En l’espèce, un auteur compositeur et interprète a fait assigner, devant les juridictions françaises, une société autrichienne qui reproduisait sans autorisation ses œuvres musicales sur des CD ensuite commercialisés sur internet par deux sociétés de droit anglais. L’arrêt d’appel avait donné raison à la société défenderesse qui contestait la compétence des juridictions françaises au profit des juridictions autrichiennes.

Les juges de la Cour Suprême décident à leur tour que l’accessibilité dans le ressort de la juridiction saisie d’un site internet commercialisant le CD argué de contrefaçon est de nature à justifier la compétence de cette juridiction. Ils justifient cette attribution de compétence en précisant que l’accessibilité est considérée comme lieu de la matérialisation du dommage allégué.

L’enjeu de la détermination de la juridiction compétente peut se révéler essentiel pour l’issue d’un procès, tant la protection des créations immatérielles par les différentes législations au sein même de l’Europe peut varier.

Cette décision n’est pas particulièrement innovante. Elle suit plusieurs décisions, de la Cour de cassation comme de la Cour de Justice de l’Union Européenne. Dès 1976, la Cour de Justice des Communautés Européennes avait précisé que le lieu du « fait dommageable » tel que mentionné à l’article 5 § 3 du Règlement du 22 décembre 2000 couvrait le lieu de l’évènement causal mais aussi le lieu de survenance du dommage (CJCE, 30 nov. 1976, aff. C 21/76). En 2013, la Cour de Justice saisie sur question préjudicielle avait adoptée la même approche que la Cour de cassation (CJCE, 3 octobre 2013).

Cependant, la décision commentée est aussi importante car elle tend à étendre, sans nuance ni condition, la compétence des juridictions françaises en présence d’acte de contrefaçon sur internet.

Revenons au Règlement du 22 décembre 2000. Ce texte est à première vue très pratique d’un point de vue procédural car il prévoit une cascade de compétence, assurant a fortiori qu’une juridiction sera toujours à même de se saisir d’un litige. Le principe général est prévu en son article 2 et consacre la compétence générale de la juridiction du domicile du défendeur.
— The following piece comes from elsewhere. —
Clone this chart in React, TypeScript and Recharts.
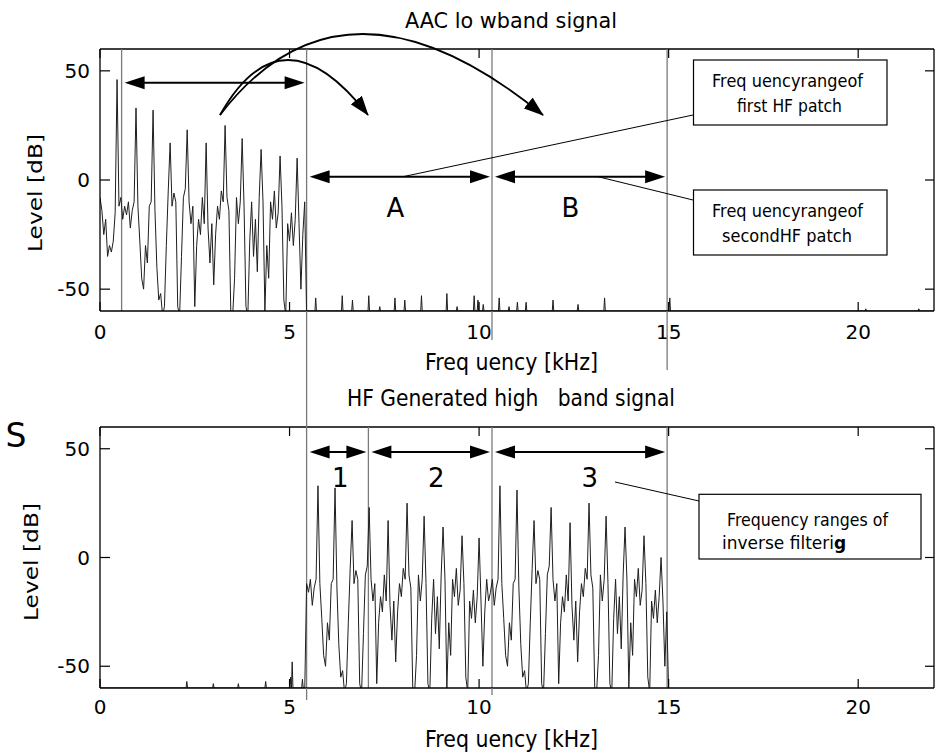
import React from 'react';
import { LineChart, Line, XAxis, YAxis, ReferenceLine, ReferenceDot } from 'recharts';

const FONT = '"DejaVu Sans", Verdana, sans-serif';

// spectrum bins (kHz)
const BIN = 0.05;
const LOWBAND_START = 0;
const HF_START = 5.4;

// AAC lowband spectrum, 0.00 .. 5.45 kHz
const lowbandLevels = [
  -8, -14, -25, -18, -35, -30, -33, -28, -15, 46,
  -12, -8, -18, -12, -16, -10, -22, -14, -10, 33,
  -12, -28, -45, -50, -30, -38, -12, -10, 32, -14,
  -40, -55, -52, -62, -58, -30, -5, 17, -12, -6,
  -10, -58, -62, -35, -8, -4, 23, -10, -20, -12,
  -58, -30, -18, -25, -8, -20, 17, -22, -38, -20,
  -48, -25, -12, -18, -5, -10, 25, -8, -14, -60,
  -62, -45, -8, -20, -10, 19, -12, -58, -62, -28,
  -10, -35, -18, -42, -8, 14, -10, -60, -30, -45,
  -10, -18, -5, -22, -15, 11, -12, -55, -62, -20,
  -28, -15, -30, -18, 10, -20, -50, -25, -10, -62,
];

// HF generated spectrum, 5.40 .. 15.00 kHz
const hfLevels = [
  -62,
  -12, -16, -10, -22, -14, -10, 33,
  -12, -28, -45, -50, -30, -38, -12, -10, 32, -14,
  -40, -55, -52, -62, -58, -30, -5, 17, -12, -6,
  -10, -58, -62, -35, -8, -4, 23, -10, -20, -12,
  -58, -30, -18, -25, -8, -20, 17, -22, -38, -20,
  -48, -25, -12, -18, -5, -10, 25, -8, -14, -60,
  -62, -45, -8, -20, -10, 19, -12, -58, -62, -28,
  -10, -35, -18, -42, -8, 14, -10, -60, -30, -45,
  -10, -18, -5, -22, -15, 10, -12, -55, -62, -20,
  -28, -15, -30, -18, 9, -20, -50, -25, -10, -20,
  -16, -10, -22, -14, -10, 33,
  -12, -28, -45, -50, -30, -38, -12, -10, 31, -14,
  -40, -55, -52, -62, -58, -30, -5, 17, -12, -6,
  -10, -58, -62, -35, -8, -4, 23, -10, -20, -12,
  -58, -30, -18, -25, -8, -20, 16, -22, -38, -20,
  -48, -25, -12, -18, -5, -10, 25, -8, -14, -60,
  -62, -45, -8, -20, -10, 19, -12, -58, -62, -28,
  -10, -35, -18, -42, -8, 14, -10, -60, -30, -45,
  -10, -18, -5, -22, -15, 10, -12, -55, -62, -20,
  -28, -15, -30, -18, 0, -20, -50, -25,
  -62,
];

// small residual spikes sitting on the floor
const FLOOR = -60;
const upperSpikeFreqs = [5.69, 6.39, 6.66, 7.09, 7.38, 7.78, 8.04, 8.48, 9.15, 9.42, 9.87, 9.97, 10.11, 10.53, 10.79, 11.01, 11.24, 11.95, 12.61, 13.31, 15.03, 20.2, 21.6];
const upperSpikeLevels = [-54, -53, -55, -53, -58, -54, -55, -53, -52, -58, -53, -55, -57, -54, -58, -56, -56, -55, -57, -54, -54, -59, -59];
const lowerSpikeFreqs = [2.29, 2.99, 3.65, 4.37, 5.03, 5.07, 5.34];
const lowerSpikeLevels = [-57, -58, -58, -57, -55, -48, -56];

const xTicks = [0, 5, 10, 15, 20];
const yTicks = [-50, 0, 50];

// patch borders (kHz)
const topMarkers = [0.57, 5.45, 10.34, 14.96];
const bottomMarkers = [5.45, 7.08, 10.34, 14.96];

// [from kHz, to kHz, level dB]
const topRanges: [number, number, number][] = [[0.57, 5.45, 44.5], [5.45, 10.34, 1.5], [10.34, 14.96, 1.5]];
const bottomRanges: [number, number, number][] = [[5.45, 7.08, 48.5], [7.08, 10.34, 48.5], [10.34, 14.96, 48.5]];

const topRangeNames = ['A', 'B'];
const topRangeNameFreqs = [7.79, 12.41];
const bottomRangeNames = ['1', '2', '3'];
const bottomRangeNameFreqs = [6.34, 8.87, 12.92];

const X_MAX = 22;
const PLOT_LEFT = 100;
const PLOT_RIGHT = 934;
const kx = (f: number) => PLOT_LEFT + (f / X_MAX) * (PLOT_RIGHT - PLOT_LEFT);

const toSeries = (start: number, levels: number[]) =>
  levels.map((v, i) => ({ f: +(start + i * BIN).toFixed(2), v }));

const spikeSeries = (from: number, to: number, freqs: number[], levels: number[]) => {
  const pts = [{ f: from, v: FLOOR }];
  freqs.forEach((f, i) => {
    pts.push({ f: f - 0.02, v: FLOOR }, { f, v: levels[i] }, { f: f + 0.02, v: FLOOR });
  });
  pts.push({ f: to, v: FLOOR });
  return pts;
};

const XTick = (props: any) => {
  const { x, y, payload, margin, plotTop } = props;
  const axisY = y - margin;
  return (
    <g>
      <line x1={x} x2={x} y1={axisY} y2={axisY - 9} stroke="#000" strokeWidth={1.2} />
      <line x1={x} x2={x} y1={plotTop} y2={plotTop + 9} stroke="#000" strokeWidth={1.2} />
      <text x={x} y={y} dy="0.71em" textAnchor="middle" fontSize={20} fontFamily={FONT} fill="#000">
        {payload.value}
      </text>
    </g>
  );
};

const YTick = (props: any) => {
  const { x, y, payload } = props;
  return (
    <g>
      <line x1={PLOT_LEFT} x2={PLOT_LEFT + 10} y1={y} y2={y} stroke="#000" strokeWidth={1.2} />
      <line x1={PLOT_RIGHT - 9} x2={PLOT_RIGHT} y1={y} y2={y} stroke="#000" strokeWidth={1.2} />
      <text x={x} y={y} dy="0.355em" textAnchor="end" fontSize={20} fontFamily={FONT} fill="#000">
        {payload.value}
      </text>
    </g>
  );
};

const DoubleArrow = (props: any) => {
  const { x1, y1, x2 } = props;
  const L = 20;
  const W = 6.5;
  const a = x1 + 3;
  const b = x2 - 2;
  return (
    <g>
      <line x1={a + L - 2} x2={b - L + 2} y1={y1} y2={y1} stroke="#000" strokeWidth={2} />
      <polygon points={`${a},${y1} ${a + L},${y1 - W} ${a + L},${y1 + W}`} fill="#000" />
      <polygon points={`${b},${y1} ${b - L},${y1 - W} ${b - L},${y1 + W}`} fill="#000" />
    </g>
  );
};

const RangeName = (text: string) => (props: any) => (
  <text x={props.cx} y={props.cy} textAnchor="middle" fontSize={26} fontFamily={FONT} fill="#000">
    {text}
  </text>
);

interface PanelProps {
  height: number;
  xAxisHeight: number;
  tickMargin: number;
  series: { f: number; v: number }[][];
  markers: number[];
  ranges: [number, number, number][];
  names: string[];
  nameFreqs: number[];
  nameLevel: number;
}

const PLOT_TOP = 49;

const SpectrumPanel = ({ height, xAxisHeight, tickMargin, series, markers, ranges, names, nameFreqs, nameLevel }: PanelProps) => (
  <LineChart width={938} height={height} margin={{ top: PLOT_TOP, right: 938 - PLOT_RIGHT, left: 0, bottom: 0 }}>
    <XAxis
      dataKey="f"
      type="number"
      domain={[0, X_MAX]}
      ticks={xTicks}
      allowDataOverflow
      height={xAxisHeight}
      tickSize={0}
      tickMargin={tickMargin}
      axisLine={{ stroke: '#000', strokeWidth: 1.3 }}
      tick={<XTick margin={tickMargin} plotTop={PLOT_TOP} />}
    />
    <YAxis
      type="number"
      domain={[-60, 60]}
      ticks={yTicks}
      allowDataOverflow
      width={PLOT_LEFT}
      tickSize={0}
      tickMargin={10}
      axisLine={{ stroke: '#000', strokeWidth: 1.3 }}
      tick={<YTick />}
    />
    <ReferenceLine y={60} stroke="#000" strokeWidth={1.3} />
    <ReferenceLine x={X_MAX} stroke="#000" strokeWidth={1.3} />
    {markers.map((m) => (
      <ReferenceLine key={m} x={m} stroke="#7a7a7a" strokeWidth={1.3} />
    ))}
    {series.map((d, i) => (
      <Line
        key={i}
        data={d}
        dataKey="v"
        type="linear"
        stroke="#1e1e1e"
        strokeWidth={1}
        dot={false}
        activeDot={false}
        isAnimationActive={false}
      />
    ))}
    {ranges.map(([a, b, lv]) => (
      <ReferenceLine key={`r${a}`} segment={[{ x: a, y: lv }, { x: b, y: lv }]} shape={DoubleArrow} />
    ))}
    {names.map((n, i) => (
      <ReferenceDot key={n} x={nameFreqs[i]} y={nameLevel} r={0} shape={RangeName(n)} />
    ))}
  </LineChart>
);

const gray = { stroke: '#7a7a7a', strokeWidth: 1.3 };

const Overlay = () => (
  <svg width={938} height={754} style={{ position: 'absolute', left: 0, top: 0, pointerEvents: 'none' }}>
    <defs>
      <marker id="head" markerUnits="userSpaceOnUse" markerWidth={20} markerHeight={14} refX={19} refY={7} orient="auto">
        <path d="M0,0 L20,7 L0,14 z" fill="#000" />
      </marker>
    </defs>
    {/* patch borders crossing between panels */}
    <line x1={kx(5.45)} x2={kx(5.45)} y1={311} y2={427} {...gray} />
    <line x1={kx(5.45)} x2={kx(5.45)} y1={688} y2={700} {...gray} />
    <line x1={kx(10.34)} x2={kx(10.34)} y1={311} y2={340} {...gray} />
    <line x1={kx(10.34)} x2={kx(10.34)} y1={688} y2={695} {...gray} />
    <line x1={kx(14.96)} x2={kx(14.96)} y1={311} y2={370} {...gray} />

    <text x={405} y={28} fontSize={22} fontFamily={FONT} textLength={212} lengthAdjust="spacingAndGlyphs">AAC lo wband signal</text>
    <text x={425} y={370} fontSize={23} fontFamily={FONT} textLength={173} lengthAdjust="spacingAndGlyphs" style={{ whiteSpace: 'pre' }}>Freq uency [kHz]</text>
    <text x={347} y={406} fontSize={23} fontFamily={FONT} textLength={328} lengthAdjust="spacingAndGlyphs" style={{ whiteSpace: 'pre' }}>HF Generated high   band signal</text>
    <text x={425} y={747} fontSize={23} fontFamily={FONT} textLength={173} lengthAdjust="spacingAndGlyphs" style={{ whiteSpace: 'pre' }}>Freq uency [kHz]</text>
    <text transform="translate(42,193) rotate(-90)" textAnchor="middle" fontSize={19} fontFamily={FONT} textLength={118} lengthAdjust="spacingAndGlyphs">Level [dB]</text>
    <text transform="translate(38,562) rotate(-90)" textAnchor="middle" fontSize={19} fontFamily={FONT} textLength={118} lengthAdjust="spacingAndGlyphs">Level [dB]</text>
    <text x={16} y={447} textAnchor="middle" fontSize={33} fontFamily={FONT}>S</text>

    {/* copy-up arrows */}
    <path d="M220,115 Q282,5 368,115" fill="none" stroke="#000" strokeWidth={1.8} markerEnd="url(#head)" />
    <path d="M220,115 Q344,-47 543,115" fill="none" stroke="#000" strokeWidth={1.8} markerEnd="url(#head)" />

    {/* callouts */}
    <line x1={693} y1={115} x2={403} y2={176.7} stroke="#000" strokeWidth={1} />
    <line x1={693} y1={200} x2={598} y2={176.7} stroke="#000" strokeWidth={1} />
    <line x1={699} y1={501} x2={615} y2={482} stroke="#000" strokeWidth={1} />

    <rect x={693.5} y={60} width={193.5} height={65} fill="#fff" stroke="#000" strokeWidth={1.2} />
    <text x={712} y={86.7} fontSize={18} fontFamily={FONT} textLength={151} lengthAdjust="spacingAndGlyphs" style={{ whiteSpace: 'pre' }}>Freq uencyrangeof</text>
    <text x={737} y={111.7} fontSize={18} fontFamily={FONT} textLength={105} lengthAdjust="spacingAndGlyphs">first HF patch</text>

    <rect x={693.5} y={190} width={193.5} height={65} fill="#fff" stroke="#000" strokeWidth={1.2} />
    <text x={712} y={216.7} fontSize={18} fontFamily={FONT} textLength={151} lengthAdjust="spacingAndGlyphs" style={{ whiteSpace: 'pre' }}>Freq uencyrangeof</text>
    <text x={722} y={241.7} fontSize={18} fontFamily={FONT} textLength={130} lengthAdjust="spacingAndGlyphs">secondHF patch</text>

    <rect x={699} y={494.3} width={222} height={64.7} fill="#fff" stroke="#000" strokeWidth={1.2} />
    <text x={727} y={526} fontSize={17} fontFamily={FONT} textLength={161} lengthAdjust="spacingAndGlyphs">Frequency ranges of</text>
    <text x={722} y={549} fontSize={17} fontFamily={FONT}>
      inverse filteri<tspan fontWeight="bold">g</tspan>
    </text>
  </svg>
);

const lowbandSeries = toSeries(LOWBAND_START, lowbandLevels);
const hfSeries = toSeries(HF_START, hfLevels);
const upperFloor = spikeSeries(5.45, X_MAX, upperSpikeFreqs, upperSpikeLevels);
const lowerFloor = spikeSeries(0, 5.4, lowerSpikeFreqs, lowerSpikeLevels);

export default function App() {
  return (
    <div style={{ position: 'absolute', left: 0, top: 0, width: 938, height: 754, background: '#fff' }}>
      <div style={{ position: 'absolute', left: 0, top: 0 }}>
        <SpectrumPanel
          height={360}
          xAxisHeight={49}
          tickMargin={14}
          series={[lowbandSeries, upperFloor]}
          markers={topMarkers}
          ranges={topRanges}
          names={topRangeNames}
          nameFreqs={topRangeNameFreqs}
          nameLevel={-17}
        />
      </div>
      <div style={{ position: 'absolute', left: 0, top: 378 }}>
        <SpectrumPanel
          height={376}
          xAxisHeight={66}
          tickMargin={12}
          series={[lowerFloor, hfSeries]}
          markers={bottomMarkers}
          ranges={bottomRanges}
          names={bottomRangeNames}
          nameFreqs={bottomRangeNameFreqs}
          nameLevel={32.6}
        />
      </div>
      <Overlay />
    </div>
  );
}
Cependant, l’article 5 § 3 du règlement du 22 décembre 2000 laissait subsister un doute car il prévoit une règle de compétence très large en matière délictuelle. Aux termes de ce texte, est compétent, en matière délictuelle ou quasi délictuelle, le tribunal du lieu où le fait dommageable s’est produit ou risque de se produire.

La question était alors de savoir quelle juridiction était compétente lorsque l’acte même de contrefaçon, ici la copie illicite de CD, avait eu lieu dans un autre pays que la commercialisation des produits contrefaisants. En d’autres termes, le lieu où le fait dommageable se produit ou risque de se produire lorsqu’il s’agit de vente internationale de produit contrefaisant sur internet ? Selon la Cour, la théorie de l’accessibilité détermine le lieu depuis lequel la contrefaçon est disponible lequel est, de manière générale, le lieu de survenance du fait dommageable.
La réponse donnée par la Cour de cassation est peut-être très abstraite. Mais, elle permet de lutter plus efficacement contre ces atteintes prolifiques, sans chercher à déterminer si le public est effectivement visé. La question de l’étendue du dommage causé, territorialement limitée à l’Etat membre de la juridiction saisie, sera elle jugée à Bordeaux par la Cour de renvoi.